** Short problem **
Retype the run of lines that opens with the line containing "Emit a web page" and closes with the line containing "4.1, 8.3, 0.6];", exactly and inclusively, but skip the pictures.
── Records to process
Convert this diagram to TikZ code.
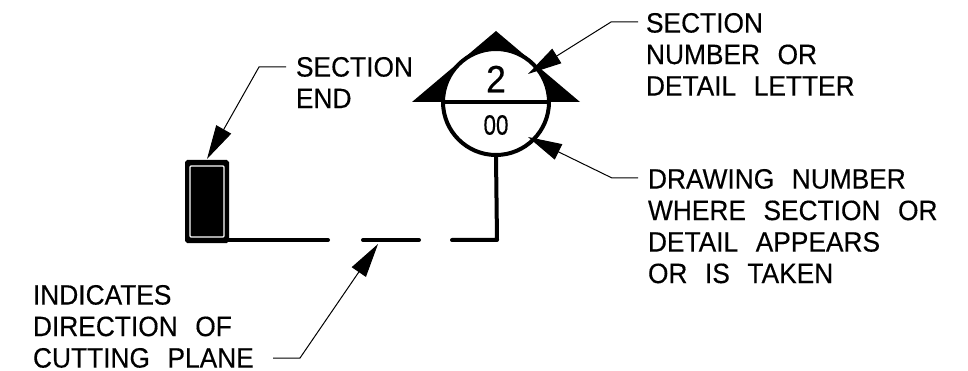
\documentclass[tikz,border=0pt]{standalone}
\usepackage{fontspec}
\setmainfont[FakeStretch=0.94,WordSpace=2.4,FakeBold=0.3]{Liberation Sans}
\usetikzlibrary{arrows.meta}
\tikzset{
  label text/.style={inner sep=0pt,outer sep=0pt,align=left,anchor=north west,font=\fontsize{28}{31.5}\selectfont},
  heavy/.style={line width=4pt,line cap=round,line join=round},
  leader/.style={line width=1pt,line join=miter},
  pointer/.style={leader,-{Triangle[length=34pt,width=17pt]}},
}
\begin{document}
\begin{tikzpicture}[x=1pt,y=-1pt]
\useasboundingbox (0,0) rectangle (968,371);
% bubble
\fill[black,line join=round] (496,31) -- (580,102) -- (412,102) -- cycle;
\node[circle,draw,fill=white,line width=4pt,minimum size=106pt,inner sep=0pt] (bubble) at (496,102) {};
\draw[heavy,line cap=butt] (bubble.west) -- (bubble.east);
\node[inner sep=0pt,font=\fontsize{38}{38}\selectfont] (num) at (496,79) {2};
\node[inner sep=0pt,font=\fontsize{28}{28}\selectfont] (sheet) at (496,125) {\addfontfeature{FakeStretch=0.8}00};
% section end
\node[draw,fill=black,line width=4pt,minimum width=40pt,minimum height=79pt,inner sep=0pt,rounded corners=1pt] (endbox) at (207,201.5) {};
\draw[white,line width=1.1pt,rounded corners=1pt] (190,166) rectangle (224,237);
% cutting line
\coordinate (c1) at (227,240);
\coordinate (c2) at (328,240);
\coordinate (c3) at (363,240);
\coordinate (c4) at (419,240);
\coordinate (c5) at (452,240);
\coordinate (c6) at (497,240);
\draw[heavy] (c1) -- (c2);
\draw[heavy] (c3) -- (c4);
\draw[heavy] (c5) -- (c6) -- (bubble.south);
% labels
\node[label text] (tend) at (296,57) {SECTION\\END};
\node[label text] (tnum) at (646,13) {SECTION\\NUMBER OR\\DETAIL LETTER};
\node[label text] (tdraw) at (648,169) {DRAWING NUMBER\\WHERE SECTION OR\\DETAIL APPEARS\\OR IS TAKEN};
\node[label text] (tcut) at (33,285) {INDICATES\\DIRECTION OF\\CUTTING PLANE};
% leaders
\coordinate (a1) at (286,67);   \coordinate (b1) at (259,67);   \coordinate (p1) at (207,159);
\coordinate (a2) at (638,22);   \coordinate (b2) at (611,22);   \coordinate (p2) at (528,74);
\coordinate (a3) at (638,178);  \coordinate (b3) at (612,178);  \coordinate (p3) at (528,137);
\coordinate (a4) at (273,358);  \coordinate (b4) at (300,358);  \coordinate (p4) at (378,244);
\draw[pointer] (a1) -- (b1) -- (p1);
\draw[pointer] (a2) -- (b2) -- (p2);
\draw[pointer] (a3) -- (b3) -- (p3);
\draw[pointer] (a4) -- (b4) -- (p4);
\end{tikzpicture}
\end{document}
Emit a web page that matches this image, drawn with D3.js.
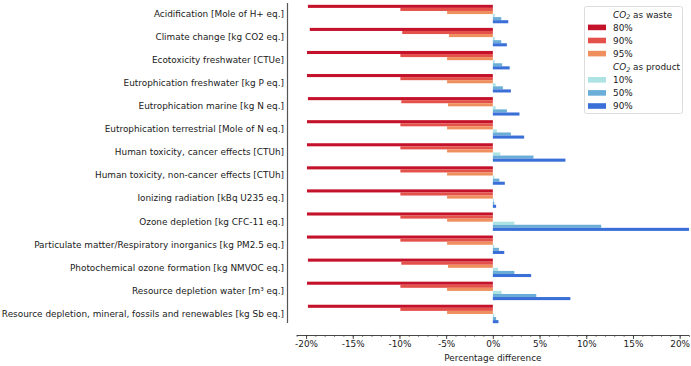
<!DOCTYPE html>
<html>
<head>
<meta charset="utf-8">
<script src="https://cdn.jsdelivr.net/npm/d3@7"></script>
<style>
  body { margin: 0; background: #fff; }
  text { font-family: "DejaVu Sans", sans-serif; fill: #1a1a1a; }
</style>
</head>
<body>
<svg id="chart"></svg>
<script>
// impact categories, top to bottom
const categories = [
    "Acidification [Mole of H+ eq.]",
    "Climate change [kg CO2 eq.]",
    "Ecotoxicity freshwater [CTUe]",
    "Eutrophication freshwater [kg P eq.]",
    "Eutrophication marine [kg N eq.]",
    "Eutrophication terrestrial [Mole of N eq.]",
    "Human toxicity, cancer effects [CTUh]",
    "Human toxicity, non-cancer effects [CTUh]",
    "Ionizing radiation [kBq U235 eq.]",
    "Ozone depletion [kg CFC-11 eq.]",
    "Particulate matter/Respiratory inorganics [kg PM2.5 eq.]",
    "Photochemical ozone formation [kg NMVOC eq.]",
    "Resource depletion water [m\u00b3 eq.]",
    "Resource depletion, mineral, fossils and renewables [kg Sb eq.]"
];

// CO2 as waste (percentage difference)
const waste80 = [-19.8, -19.6, -19.9, -19.9, -19.8, -19.9, -19.9, -19.9, -19.9, -19.9, -19.9, -19.8, -19.9, -19.8];
const waste90 = [-9.9, -9.7, -9.9, -9.9, -9.8, -9.9, -9.9, -9.9, -9.9, -9.9, -9.9, -9.8, -9.9, -9.9];
const waste95 = [-4.9, -4.7, -4.9, -4.9, -4.8, -4.9, -4.9, -4.9, -4.9, -4.9, -4.9, -4.8, -4.9, -4.9];
// CO2 as product (percentage difference)
const prod10 = [0.2, 0.2, 0.2, 0.3, 0.3, 0.43, 0.8, 0.15, 0.1, 2.3, 0.15, 0.55, 0.93, 0.15];
const prod50 = [0.9, 0.9, 1.0, 1.07, 1.5, 1.93, 4.35, 0.7, 0.15, 11.6, 0.65, 2.3, 4.65, 0.35];
const prod90 = [1.65, 1.5, 1.8, 1.93, 2.85, 3.35, 7.77, 1.28, 0.35, 21.5, 1.22, 4.1, 8.3, 0.6];

const seriesNames = ["80%", "90%", "95%", "10%", "50%", "90%"];
const seriesData = [waste80, waste90, waste95, prod10, prod50, prod90];
const seriesColors = ["#c5122b", "#e4504a", "#f08f5e", "#ade3e3", "#6aaed8", "#3a6fd8"];
const xTicks = [-20, -15, -10, -5, 0, 5, 10, 15, 20];

const width = 691;
const height = 366;
const fontSize = "8.9px";

const svg = d3.select("#chart")
    .attr("width", width)
    .attr("height", height);

// scales
const x = d3.scaleLinear()
    .domain([-21, 21])
    .range([296.7, 689]);

const y = d3.scaleBand()
    .domain(categories)
    .range([2.5, 325.5])
    .padding(0);

const ySub = d3.scaleBand()
    .domain(d3.range(seriesData.length))
    .range([y.step() * 0.1, y.step() * 0.9]);

svg.append("clipPath")
    .attr("id", "plotClip")
    .append("rect")
    .attr("x", x.range()[0])
    .attr("y", 0)
    .attr("width", x.range()[1] - x.range()[0])
    .attr("height", 330);

// bars
const barsG = svg.append("g").attr("clip-path", "url(#plotClip)");
seriesData.forEach(function(vals, s) {
    barsG.append("g")
        .selectAll("rect")
        .data(vals)
        .join("rect")
        .attr("x", d => x(Math.min(0, d)))
        .attr("width", d => Math.abs(x(d) - x(0)))
        .attr("y", (d, i) => y(categories[i]) + ySub(s))
        .attr("height", ySub.bandwidth())
        .attr("fill", seriesColors[s]);
});

// y axis (offset spine)
const yAxis = svg.append("g")
    .attr("transform", "translate(287,0)")
    .call(d3.axisLeft(y).tickSize(0).tickPadding(3));
yAxis.select(".domain").attr("stroke", "#555").attr("stroke-width", 1.2)
    .attr("d", "M0.5,3V323");
yAxis.selectAll("text").style("font-size", fontSize);

// x axis minor ticks
const xMinor = svg.append("g")
    .attr("transform", "translate(0,335)")
    .call(d3.axisBottom(x).tickValues(d3.range(-21, 22, 1)).tickSize(2).tickFormat(""));
xMinor.select(".domain").remove();
xMinor.selectAll("line").attr("stroke", "#333").attr("stroke-width", 0.6);

// x axis major ticks
const xAxis = svg.append("g")
    .attr("transform", "translate(0,335)")
    .call(d3.axisBottom(x).tickValues(xTicks).tickSize(4).tickPadding(2)
        .tickFormat(d => d + "%"));
xAxis.select(".domain").attr("stroke", "#333").attr("stroke-width", 0.9)
    .attr("d", "M" + x.range()[0] + ",0.5H" + x.range()[1]);
xAxis.selectAll("line").attr("stroke", "#333").attr("stroke-width", 0.9);
xAxis.selectAll("text").style("font-size", fontSize);

svg.append("text")
    .attr("x", x(0))
    .attr("y", 361)
    .attr("text-anchor", "middle")
    .style("font-size", fontSize)
    .text("Percentage difference");

// legend
const legend = svg.append("g");
legend.append("rect")
    .attr("x", 584.5).attr("y", 6.5)
    .attr("width", 98).attr("height", 107)
    .attr("rx", 2)
    .attr("fill", "#fff")
    .attr("stroke", "#dcdcdc");

const legendRows = [
    { title: "as waste" },
    { s: 0 }, { s: 1 }, { s: 2 },
    { title: "as product" },
    { s: 3 }, { s: 4 }, { s: 5 }
];

legendRows.forEach(function(row, i) {
    const cy = 14.3 + i * 13.1;
    if (row.title) {
        const t = legend.append("text")
            .attr("x", 613).attr("y", cy + 3.2)
            .style("font-size", fontSize);
        t.append("tspan").style("font-style", "italic").text("CO");
        t.append("tspan").attr("dy", 1.8).style("font-size", "6.3px").style("font-style", "italic").text("2");
        t.append("tspan").attr("dy", -1.8).text(" " + row.title);
    } else {
        legend.append("rect")
            .attr("x", 588).attr("y", cy - 2.8)
            .attr("width", 18).attr("height", 5.6)
            .attr("fill", seriesColors[row.s]);
        legend.append("text")
            .attr("x", 613).attr("y", cy + 3.2)
            .style("font-size", fontSize)
            .text(seriesNames[row.s]);
    }
});
</script>
</body>
</html>
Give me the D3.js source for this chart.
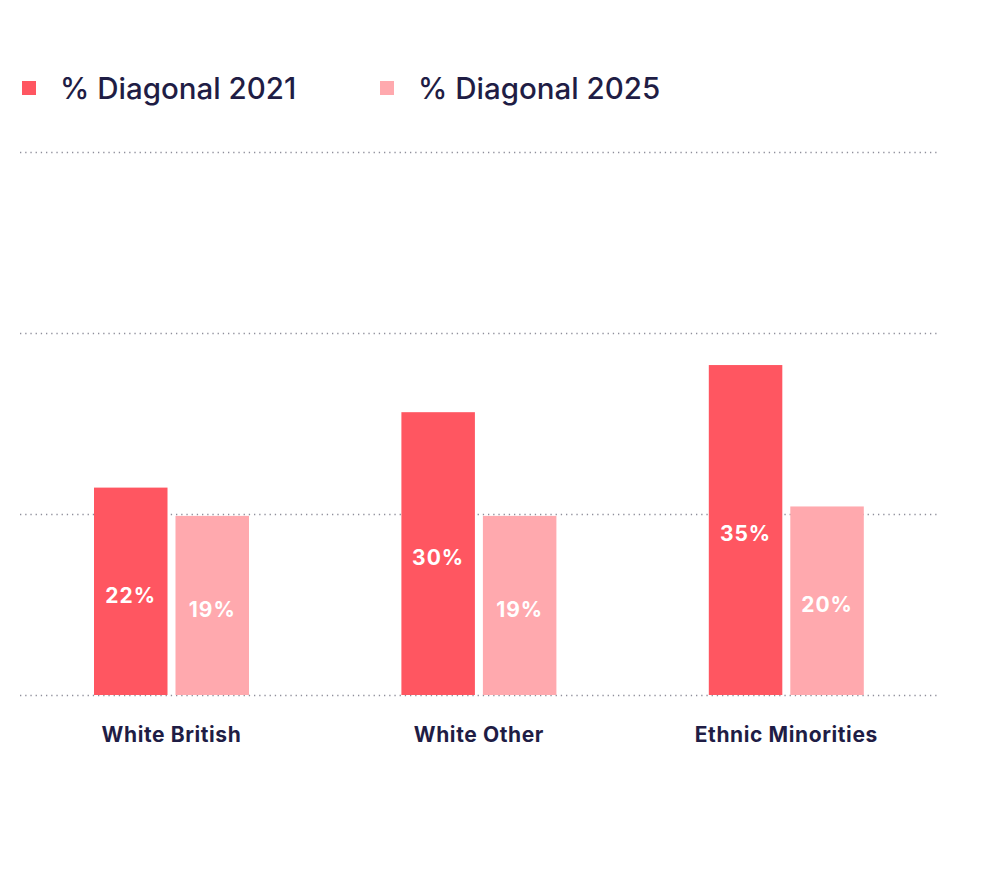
<!DOCTYPE html>
<html><head><meta charset="utf-8">
<script src="https://cdn.jsdelivr.net/npm/d3@7"></script>
<style>body{margin:0;background:#fff;}svg{display:block;font-family:Inter,"Noto Sans",sans-serif;}</style>
</head><body>
<svg id="chart" width="984" height="878"></svg>
<script>
const categories = ["White British", "White Other", "Ethnic Minorities"];
const seriesNames = ["% Diagonal 2021", "% Diagonal 2025"];
const values2021 = [22, 30, 35];
const values2025 = [19, 19, 20];
const gridTicks = [0, 19.2, 38.4, 57.6];
const colors = ["#ff5661", "#ffa9ae"];

const svg = d3.select("#chart");
const x = d3.scaleBand().domain(categories).range([17.8, 940]);
const groupW = 155;
const xs = d3.scaleBand().domain([0,1]).range([0, groupW]).paddingInner(0.098);
const y = d3.scaleLinear().domain([0, 57.6]).range([695, 152]);

// grid
svg.append("g").selectAll("line").data(gridTicks).join("line")
  .attr("x1", 20).attr("x2", 938)
  .attr("y1", d => y(d) + 0.5).attr("y2", d => y(d) + 0.5)
  .attr("stroke", "#8e8e9a").attr("stroke-width", 1.3)
  .attr("stroke-dasharray", "1.3,3.9");

const data = [];
categories.forEach((c, i) => {
  data.push({c, s: 0, v: values2021[i]});
  data.push({c, s: 1, v: values2025[i]});
});

const bars = svg.append("g").selectAll("g").data(data).join("g")
  .attr("transform", d => `translate(${x(d.c) + (x.bandwidth() - groupW) / 2 + xs(d.s)},0)`);
bars.append("rect")
  .attr("x", 0).attr("width", xs.bandwidth())
  .attr("y", d => y(d.v)).attr("height", d => y(0) - y(d.v))
  .attr("fill", d => colors[d.s]);
bars.append("text")
  .attr("x", xs.bandwidth() / 2)
  .attr("y", d => (y(d.v) + y(0)) / 2 + 4)
  .attr("dy", "0.35em")
  .attr("text-anchor", "middle")
  .attr("fill", "#fff").attr("font-size", 21).attr("font-weight", 700)
  .attr("letter-spacing", 1)
  .text(d => d.v + "%");

// category labels
svg.append("g").selectAll("text").data(categories).join("text")
  .attr("x", d => x(d) + x.bandwidth() / 2)
  .attr("y", 735).attr("dy", "0.35em")
  .attr("text-anchor", "middle")
  .attr("fill", "#1f1d45").attr("font-size", 21).attr("font-weight", 700)
  .attr("letter-spacing", 0.6)
  .text(d => d);

// legend
const legX = [22, 380];
const leg = svg.append("g").selectAll("g").data(seriesNames).join("g")
  .attr("transform", (d, i) => `translate(${legX[i]},81)`);
leg.append("rect").attr("width", 14).attr("height", 14).attr("fill", (d, i) => colors[i]);
leg.append("text").attr("x", 38).attr("y", 8).attr("dy", "0.35em")
  .attr("fill", "#1f1d45").attr("font-size", 29.5).attr("font-weight", 500)
  .text(d => d);
</script>
</body></html>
────
** Written answer **
Emit a web page that matches this image, drawn with D3.js.
<!DOCTYPE html>
<html>
<head>
<meta charset="utf-8">
<script src="https://cdn.jsdelivr.net/npm/d3@7"></script>
<style>
  body { margin: 0; background: #fff; }
  text { font-family: "DejaVu Sans", sans-serif; fill: #1a1a1a; }
</style>
</head>
<body>
<svg id="chart"></svg>
<script>
// impact categories, top to bottom
const categories = [
    "Acidification [Mole of H+ eq.]",
    "Climate change [kg CO2 eq.]",
    "Ecotoxicity freshwater [CTUe]",
    "Eutrophication freshwater [kg P eq.]",
    "Eutrophication marine [kg N eq.]",
    "Eutrophication terrestrial [Mole of N eq.]",
    "Human toxicity, cancer effects [CTUh]",
    "Human toxicity, non-cancer effects [CTUh]",
    "Ionizing radiation [kBq U235 eq.]",
    "Ozone depletion [kg CFC-11 eq.]",
    "Particulate matter/Respiratory inorganics [kg PM2.5 eq.]",
    "Photochemical ozone formation [kg NMVOC eq.]",
    "Resource depletion water [m\u00b3 eq.]",
    "Resource depletion, mineral, fossils and renewables [kg Sb eq.]"
];

// CO2 as waste (percentage difference)
const waste80 = [-19.8, -19.6, -19.9, -19.9, -19.8, -19.9, -19.9, -19.9, -19.9, -19.9, -19.9, -19.8, -19.9, -19.8];
const waste90 = [-9.9, -9.7, -9.9, -9.9, -9.8, -9.9, -9.9, -9.9, -9.9, -9.9, -9.9, -9.8, -9.9, -9.9];
const waste95 = [-4.9, -4.7, -4.9, -4.9, -4.8, -4.9, -4.9, -4.9, -4.9, -4.9, -4.9, -4.8, -4.9, -4.9];
// CO2 as product (percentage difference)
const prod10 = [0.2, 0.2, 0.2, 0.3, 0.3, 0.43, 0.8, 0.15, 0.1, 2.3, 0.15, 0.55, 0.93, 0.15];
const prod50 = [0.9, 0.9, 1.0, 1.07, 1.5, 1.93, 4.35, 0.7, 0.15, 11.6, 0.65, 2.3, 4.65, 0.35];
const prod90 = [1.65, 1.5, 1.8, 1.93, 2.85, 3.35, 7.77, 1.28, 0.35, 21.5, 1.22, 4.1, 8.3, 0.6];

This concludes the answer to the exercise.